Bobbie Jo and the Outlaw is a 1976 action-thriller/crime drama starring Lynda Carter, Marjoe Gortner, Merrie Lynn Ross, Jesse Vint, Belinda Balaski, and Gene Drew. In the film, Carter plays Bobbie Jo, a waitress at a drive-in restaurant who wants to be a country music singer. She hooks up with a thief named Lyle Wheeler (played by Gortner). After they start running from the law, they meet up with Bobbie Jo's sister (played by Ross) and her boyfriend (played by Vint), and the four end up on a robbery and murder spree throughout the southwest while being pursued by a local sheriff.
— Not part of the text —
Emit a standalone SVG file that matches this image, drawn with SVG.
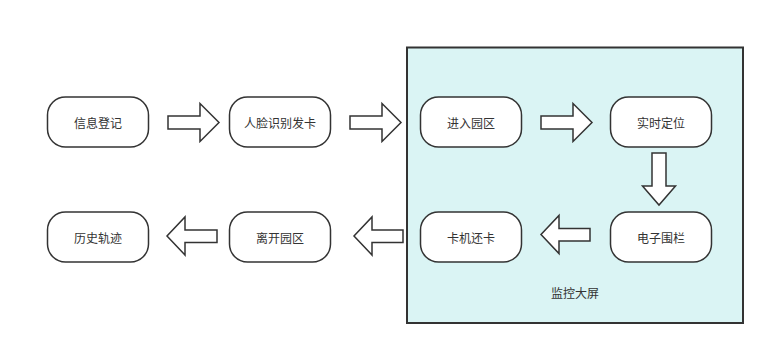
<svg xmlns="http://www.w3.org/2000/svg" width="775" height="355" viewBox="0 0 775 355">
<style>
.node rect{fill:#fff;stroke:#333;stroke-width:1.5}
.lbl{font-family:"Noto Sans CJK SC","Noto Sans",sans-serif;font-size:12px;fill:#333;text-anchor:middle;dominant-baseline:central}
.arr{fill:#fff;stroke:#333;stroke-width:1.5;stroke-linejoin:miter}
</style>
<rect width="775" height="355" fill="#fff"/>
<g id="container">
<rect x="407" y="47.5" width="336" height="275.5" fill="#daf4f4" stroke="#333" stroke-width="2"/>
<text class="lbl" x="575" y="292">监控大屏</text>
</g>
<g id="n1" class="node"><rect x="47.5" y="97" width="101" height="50" rx="18"/><text class="lbl" x="98" y="122">信息登记</text></g>
<g id="n2" class="node"><rect x="229.5" y="97" width="101" height="50" rx="18"/><text class="lbl" x="280" y="122">人脸识别发卡</text></g>
<g id="n3" class="node"><rect x="420.5" y="97" width="101" height="50" rx="18"/><text class="lbl" x="471" y="122">进入园区</text></g>
<g id="n4" class="node"><rect x="610.5" y="97" width="101" height="50" rx="18"/><text class="lbl" x="661" y="122">实时定位</text></g>
<g id="n5" class="node"><rect x="610.5" y="212" width="101" height="50" rx="18"/><text class="lbl" x="661" y="237">电子围栏</text></g>
<g id="n6" class="node"><rect x="420.5" y="212" width="101" height="50" rx="18"/><text class="lbl" x="471" y="237">卡机还卡</text></g>
<g id="n7" class="node"><rect x="229.5" y="212" width="101" height="50" rx="18"/><text class="lbl" x="280" y="237">离开园区</text></g>
<g id="n8" class="node"><rect x="47.5" y="212" width="101" height="50" rx="18"/><text class="lbl" x="98" y="237">历史轨迹</text></g>
<g id="connectors">
<polygon class="arr" points="168,116 200,116 200,103.5 219,122.5 200,141.5 200,129 168,129"/>
<polygon class="arr" points="350,116 382,116 382,103.5 401,122.5 382,141.5 382,129 350,129"/>
<polygon class="arr" points="541,116 573,116 573,103.5 592,122.5 573,141.5 573,129 541,129"/>
<polygon class="arr" points="652,153 666,153 666,186 675.5,186 659,205 642.5,186 652,186"/>
<polygon class="arr" points="590,228.5 559,228.5 559,215.5 541,234.5 559,253.5 559,241 590,241"/>
<polygon class="arr" points="403,230 372,230 372,217 354,236 372,255 372,242.5 403,242.5"/>
<polygon class="arr" points="217,230 185,230 185,217 167,236 185,255 185,242.5 217,242.5"/>
</g>
</svg>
The A/V quality of the blu-ray is decent, but the film did not get an extensive restoration for the blu-ray release. It mostly looks good, especially if you like transfers that preserve a lot of film grain, but some film damage occasionally comes through. The extras include two different commentary tracks on the film, one by the movie's director, Mark Lester, and one by writer John Harrison. Lester discusses all aspects of the film and the process of making the movie. Harrison goes off on many tangents, including what many of the people involved in the movie did later in their careers. The extras also include separate interviews with Lester, Balaski, and Ross, the theatrical trailer, and two radio spots. The bonus content is quite interesting, including addressing the fact that Carter, who found religion after making the movie (and became massively popular because of the Wonder Woman TV series), did not want much to do with the movie and its promotion because of the nude scenes.
The movie is more of a cult classic than a great film. The best way I can describe its plot is that it is what you would get if you mixed the real-life Bonnie and Clyde and Billy the Kid stories with The Dukes of Hazzard. Much of the movie would have been written differently if it had been made today, including having Lyle follow Bobbie Jo home from work without talking to her and having her willingly jump in his car instead of calling the cops on him for stalking her. The movie's big attraction is that Carter was a couple of years removed from winning the Miss World USA pageant and had just filmed the Wonder Woman Pilot when the movie was made. Carter was absolutely gorgeous in her mid-20s, and the movie is one of the only (if not the only) times she went topless on film (and they are spectacular). Some of the dialogue is very cheesy by today's standards, and almost everything about it is unrealistic. That said, it is a decent low-budget action movie and is worth checking out.